─── DATA

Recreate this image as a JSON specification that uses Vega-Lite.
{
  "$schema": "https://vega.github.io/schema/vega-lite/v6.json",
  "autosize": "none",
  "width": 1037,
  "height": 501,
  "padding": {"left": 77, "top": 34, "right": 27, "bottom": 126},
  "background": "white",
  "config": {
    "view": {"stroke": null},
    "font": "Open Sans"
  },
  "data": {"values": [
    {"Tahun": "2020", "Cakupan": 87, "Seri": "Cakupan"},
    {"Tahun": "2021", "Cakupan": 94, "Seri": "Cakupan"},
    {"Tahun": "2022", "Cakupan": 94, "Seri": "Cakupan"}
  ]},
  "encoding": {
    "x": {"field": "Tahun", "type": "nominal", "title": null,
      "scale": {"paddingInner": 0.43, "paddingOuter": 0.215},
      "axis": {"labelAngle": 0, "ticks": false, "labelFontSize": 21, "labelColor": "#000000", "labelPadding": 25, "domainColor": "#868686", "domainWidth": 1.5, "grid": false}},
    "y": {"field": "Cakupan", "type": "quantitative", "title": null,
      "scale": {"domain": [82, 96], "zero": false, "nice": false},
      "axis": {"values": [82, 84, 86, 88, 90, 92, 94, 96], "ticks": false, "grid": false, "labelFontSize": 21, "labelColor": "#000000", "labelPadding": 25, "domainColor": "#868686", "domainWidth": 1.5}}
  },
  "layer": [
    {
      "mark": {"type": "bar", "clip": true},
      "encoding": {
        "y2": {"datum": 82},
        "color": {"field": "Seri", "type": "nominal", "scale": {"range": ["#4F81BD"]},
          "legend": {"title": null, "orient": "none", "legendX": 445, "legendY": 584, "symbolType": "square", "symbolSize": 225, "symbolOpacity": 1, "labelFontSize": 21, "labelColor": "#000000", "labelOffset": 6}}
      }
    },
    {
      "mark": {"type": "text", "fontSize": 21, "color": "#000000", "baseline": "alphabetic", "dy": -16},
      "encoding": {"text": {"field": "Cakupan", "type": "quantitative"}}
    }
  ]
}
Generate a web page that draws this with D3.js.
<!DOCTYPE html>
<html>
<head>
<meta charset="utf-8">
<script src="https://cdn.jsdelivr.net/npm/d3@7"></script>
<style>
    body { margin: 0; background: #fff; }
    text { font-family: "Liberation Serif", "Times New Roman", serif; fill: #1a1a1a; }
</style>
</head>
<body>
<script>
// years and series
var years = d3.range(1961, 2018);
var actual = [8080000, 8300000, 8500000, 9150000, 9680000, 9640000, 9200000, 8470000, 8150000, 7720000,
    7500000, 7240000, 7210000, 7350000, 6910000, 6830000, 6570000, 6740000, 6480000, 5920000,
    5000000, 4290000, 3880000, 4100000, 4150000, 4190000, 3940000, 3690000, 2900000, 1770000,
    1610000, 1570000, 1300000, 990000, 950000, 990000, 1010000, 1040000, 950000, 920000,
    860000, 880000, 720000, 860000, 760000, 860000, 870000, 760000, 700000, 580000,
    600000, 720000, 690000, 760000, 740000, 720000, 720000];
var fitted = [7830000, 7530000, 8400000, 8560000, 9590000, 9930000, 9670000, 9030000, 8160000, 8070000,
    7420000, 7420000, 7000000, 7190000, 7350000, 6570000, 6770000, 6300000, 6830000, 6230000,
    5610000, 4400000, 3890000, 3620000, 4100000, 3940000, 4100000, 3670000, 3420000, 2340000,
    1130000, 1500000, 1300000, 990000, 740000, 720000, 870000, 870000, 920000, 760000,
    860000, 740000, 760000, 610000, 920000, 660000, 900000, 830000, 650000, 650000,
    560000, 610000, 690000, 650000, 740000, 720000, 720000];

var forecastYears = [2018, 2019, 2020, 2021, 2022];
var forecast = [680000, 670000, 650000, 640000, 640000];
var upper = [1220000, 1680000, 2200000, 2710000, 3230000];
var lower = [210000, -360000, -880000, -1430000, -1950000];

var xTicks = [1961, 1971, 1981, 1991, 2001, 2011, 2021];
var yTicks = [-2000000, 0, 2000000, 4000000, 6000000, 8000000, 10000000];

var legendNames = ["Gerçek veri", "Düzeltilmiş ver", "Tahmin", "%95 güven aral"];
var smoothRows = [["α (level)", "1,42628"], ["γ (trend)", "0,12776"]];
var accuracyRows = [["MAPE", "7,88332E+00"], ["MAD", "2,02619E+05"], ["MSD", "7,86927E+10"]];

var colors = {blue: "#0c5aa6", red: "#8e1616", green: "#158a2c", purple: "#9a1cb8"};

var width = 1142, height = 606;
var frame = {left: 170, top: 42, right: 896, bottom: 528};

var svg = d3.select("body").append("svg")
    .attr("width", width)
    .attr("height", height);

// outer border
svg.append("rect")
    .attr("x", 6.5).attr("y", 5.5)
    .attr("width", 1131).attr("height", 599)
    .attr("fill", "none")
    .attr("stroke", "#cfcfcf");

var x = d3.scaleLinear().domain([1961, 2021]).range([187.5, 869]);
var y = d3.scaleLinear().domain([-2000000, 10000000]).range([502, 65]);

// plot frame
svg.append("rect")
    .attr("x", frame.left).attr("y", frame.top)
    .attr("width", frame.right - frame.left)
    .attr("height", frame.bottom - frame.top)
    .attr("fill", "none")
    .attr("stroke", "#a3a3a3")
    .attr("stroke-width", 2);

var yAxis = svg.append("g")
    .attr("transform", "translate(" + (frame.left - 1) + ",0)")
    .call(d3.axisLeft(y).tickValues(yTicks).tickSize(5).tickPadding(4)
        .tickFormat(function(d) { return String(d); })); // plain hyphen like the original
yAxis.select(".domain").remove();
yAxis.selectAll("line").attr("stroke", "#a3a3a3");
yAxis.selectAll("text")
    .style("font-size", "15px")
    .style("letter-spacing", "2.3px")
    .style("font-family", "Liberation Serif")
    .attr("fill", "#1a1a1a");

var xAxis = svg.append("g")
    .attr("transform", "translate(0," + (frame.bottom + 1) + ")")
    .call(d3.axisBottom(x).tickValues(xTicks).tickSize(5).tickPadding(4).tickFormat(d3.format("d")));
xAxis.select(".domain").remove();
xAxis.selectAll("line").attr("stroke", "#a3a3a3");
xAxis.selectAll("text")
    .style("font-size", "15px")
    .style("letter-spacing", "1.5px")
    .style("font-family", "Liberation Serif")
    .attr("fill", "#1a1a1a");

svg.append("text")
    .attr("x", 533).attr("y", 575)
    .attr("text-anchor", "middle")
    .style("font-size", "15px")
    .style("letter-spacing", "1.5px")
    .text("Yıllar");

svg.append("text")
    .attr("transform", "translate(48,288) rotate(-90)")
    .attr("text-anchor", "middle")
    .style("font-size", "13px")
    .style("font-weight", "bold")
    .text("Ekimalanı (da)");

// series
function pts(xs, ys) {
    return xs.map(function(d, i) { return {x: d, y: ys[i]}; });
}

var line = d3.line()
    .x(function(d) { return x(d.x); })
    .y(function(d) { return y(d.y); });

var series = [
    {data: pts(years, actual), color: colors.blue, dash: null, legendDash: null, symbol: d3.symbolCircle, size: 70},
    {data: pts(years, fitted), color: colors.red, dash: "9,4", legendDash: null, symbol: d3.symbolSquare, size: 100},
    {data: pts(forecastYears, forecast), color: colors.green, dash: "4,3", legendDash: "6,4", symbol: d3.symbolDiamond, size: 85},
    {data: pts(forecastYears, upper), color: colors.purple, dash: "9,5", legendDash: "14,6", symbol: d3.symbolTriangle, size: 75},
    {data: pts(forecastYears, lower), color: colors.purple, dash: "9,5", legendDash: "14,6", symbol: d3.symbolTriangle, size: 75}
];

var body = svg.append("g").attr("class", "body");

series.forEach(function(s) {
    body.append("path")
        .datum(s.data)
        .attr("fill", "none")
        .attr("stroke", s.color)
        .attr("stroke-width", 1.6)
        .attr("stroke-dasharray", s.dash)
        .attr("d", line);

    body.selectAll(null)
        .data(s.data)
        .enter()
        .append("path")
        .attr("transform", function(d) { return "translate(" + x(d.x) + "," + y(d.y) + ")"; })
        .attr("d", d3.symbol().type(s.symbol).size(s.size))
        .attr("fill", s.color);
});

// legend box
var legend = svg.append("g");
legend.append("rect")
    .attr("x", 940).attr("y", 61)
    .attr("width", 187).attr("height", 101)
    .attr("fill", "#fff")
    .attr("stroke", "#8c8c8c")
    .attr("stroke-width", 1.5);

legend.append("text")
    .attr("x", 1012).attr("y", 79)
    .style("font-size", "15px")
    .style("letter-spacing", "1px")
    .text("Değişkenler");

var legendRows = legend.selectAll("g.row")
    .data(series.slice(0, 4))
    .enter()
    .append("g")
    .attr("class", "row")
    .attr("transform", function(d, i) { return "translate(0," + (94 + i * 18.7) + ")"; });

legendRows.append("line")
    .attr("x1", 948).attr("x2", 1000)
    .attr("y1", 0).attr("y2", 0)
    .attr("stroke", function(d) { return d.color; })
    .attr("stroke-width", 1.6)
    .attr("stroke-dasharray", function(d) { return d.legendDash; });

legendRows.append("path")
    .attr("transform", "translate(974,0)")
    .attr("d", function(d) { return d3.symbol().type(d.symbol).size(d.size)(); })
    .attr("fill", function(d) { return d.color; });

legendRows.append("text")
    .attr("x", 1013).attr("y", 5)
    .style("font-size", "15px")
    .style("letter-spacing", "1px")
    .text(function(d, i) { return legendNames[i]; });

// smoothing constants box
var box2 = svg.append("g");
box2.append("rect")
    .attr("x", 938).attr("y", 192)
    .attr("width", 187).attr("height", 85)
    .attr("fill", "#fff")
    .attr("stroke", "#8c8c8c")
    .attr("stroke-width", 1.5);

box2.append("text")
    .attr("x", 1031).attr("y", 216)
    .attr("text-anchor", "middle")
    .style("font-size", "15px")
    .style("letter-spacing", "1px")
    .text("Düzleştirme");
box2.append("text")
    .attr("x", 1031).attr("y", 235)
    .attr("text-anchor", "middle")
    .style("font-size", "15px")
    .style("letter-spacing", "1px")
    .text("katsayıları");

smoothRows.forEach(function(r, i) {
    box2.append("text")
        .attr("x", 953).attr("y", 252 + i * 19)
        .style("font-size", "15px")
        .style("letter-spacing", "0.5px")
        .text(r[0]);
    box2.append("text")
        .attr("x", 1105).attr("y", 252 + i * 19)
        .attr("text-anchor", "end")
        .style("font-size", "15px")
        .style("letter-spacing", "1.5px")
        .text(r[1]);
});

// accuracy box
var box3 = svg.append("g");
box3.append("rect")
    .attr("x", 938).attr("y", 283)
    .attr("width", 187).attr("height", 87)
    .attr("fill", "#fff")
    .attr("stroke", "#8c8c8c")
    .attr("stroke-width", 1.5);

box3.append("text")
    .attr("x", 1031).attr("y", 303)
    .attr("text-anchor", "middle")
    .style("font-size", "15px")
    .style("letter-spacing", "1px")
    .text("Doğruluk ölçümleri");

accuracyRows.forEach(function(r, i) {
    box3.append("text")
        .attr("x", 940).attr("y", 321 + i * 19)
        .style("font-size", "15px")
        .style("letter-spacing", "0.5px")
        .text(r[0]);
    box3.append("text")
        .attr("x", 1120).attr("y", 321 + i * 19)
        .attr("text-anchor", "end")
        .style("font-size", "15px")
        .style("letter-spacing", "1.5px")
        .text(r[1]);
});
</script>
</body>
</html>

──────

» **YOUR TASK**:
Look through the listing above. Pick out each line with "that" and copy it.

» **ANSWER TO THE TASK**:
Recreate this image as a JSON specification that uses Vega-Lite.
Generate a web page that draws this with D3.js.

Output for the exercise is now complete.